The common bond between Dustin and Will in this film is Marc Forster. Both of them say what an amazing director he is. Will says he relied on Marc a lot. "Marc has such a unique style in that you almost don't even feel like you're being directed. He's very much like a phantom, a Swiss phantom and he kind really allows you to kind of explore it and figure it out. But, because of that there were times when I said to him, 'Are you okay with all this so far you haven't said anything in like an hour.' And it's like 'no, no, no, no, no very good, yes; no, believe me I'll tell you.' At the end of the day, I landed exactly where he thought it should be and I think we have the same idea of who this guy was."

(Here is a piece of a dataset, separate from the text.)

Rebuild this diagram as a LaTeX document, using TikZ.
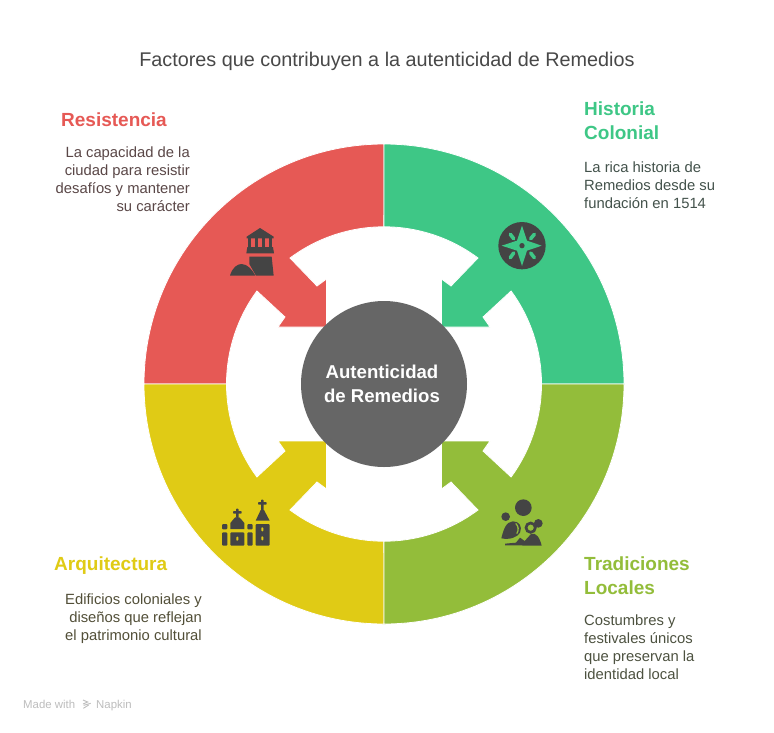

Dustin went into Stranger Than Fiction blind, not even reading the script because Marc was attached to direct. And he says he wasn't anything like this character he plays. "I was such a bad student that I never even entertained the idea that I could teach. I couldn't learn, but I wanted to be a jazz pianist and I just wasn't good enough. Right now, if some magic bottle you find on the beach, and the genie pops out, and says, 'You'll never get to act anymore but I'll make you a pretty good jazz player,' I'd take it in a second. I really would, and there's nothing I like better than to watch jazz; you don't have to worry about getting the money for the thing, you don't have to worry about the script, you just get out there and play."

That kind of goes the same for Will; the character he plays, Harold Crick is kind of on auto pilot. And truly, you can't tell if he's writing the story for author Emma Thompson, or Emma's character is writing his life. "I don't know about living on automatic pilot, but I've had times where I've decided to just test myself and my mettle and for no good reason other than it's what life is. So you know I've had, even before I was acting; I had one day in high school I decided to just show them my pajamas, just for no good reason, just so people would go, 'what are you doing?' And just to see if I could stand the withering looks of people going 'that guy's a weirdo.' And it was a good test, psychologically, but like I do odd things and they turn out to be great kind of stepping stones for really being committed to what you're doing, which later I think laid the ground work for being committed to character and which is kind of the only thing I think I really do well, is once I lock into something I'm pretty much that person."

Dustin's very loyal to people he's worked with in the past. His next film, Mr. Magorium's Wonder Emporium, is written and directed by Zach Helm; Zach wrote Stranger Than Fiction. In the movie, Dustin plays a toy store owner - something very fun, and a good change of pace. " It's the first thing he ever directed; after I did 'Stranger,' we had lunch or something and asked me if I wanted to play the part. And we talked about how we would approach it and how he would approach the film, because it's something fantastical, takes place in a magical toy store, and this guy that I play runs it, Mr. Magorium, and is 243 years old. So we had to make the decision are you going to do prosthetics, not prosthetics, are you going to find a way in, in which the audience will accept when I say I'm 243 years old. Hopefully and it has to come out of the character thing, I think he's really a first-rate talent Mr. Helm. I didn't use makeup, I had a certain hairstyle, nice hairstyle, eccentric hairstyle, eccentric clothing, kind of a way-out character that will work or you know had a good run of my career."

Will's next move is on the basketball court in a new film called Semi Pro. "It's about the ABA; it was the step child sister basketball league to the NBA in the seventies that had all these outlandish characters and crazy kind of small market teams and so."

He's also got the ice skating comedy, Blades of Glory - and he's already working on his post-acting career because of that. "My ice skating is excellent! I've been asked to go to Vancouver for the Winter Olympics as an alternate so we'll see what happens, fingers crossed. I'm starting to design my own line of sports wear for figure skaters - mostly birds, peacocks, eagles, falcons, birds of prey; it's an exciting time."

And it's an exciting time with Stranger Than Fiction; it opens in theaters November 10th, rated PG-13. It also stars Queen Latifah and Maggie Gyllenhaal.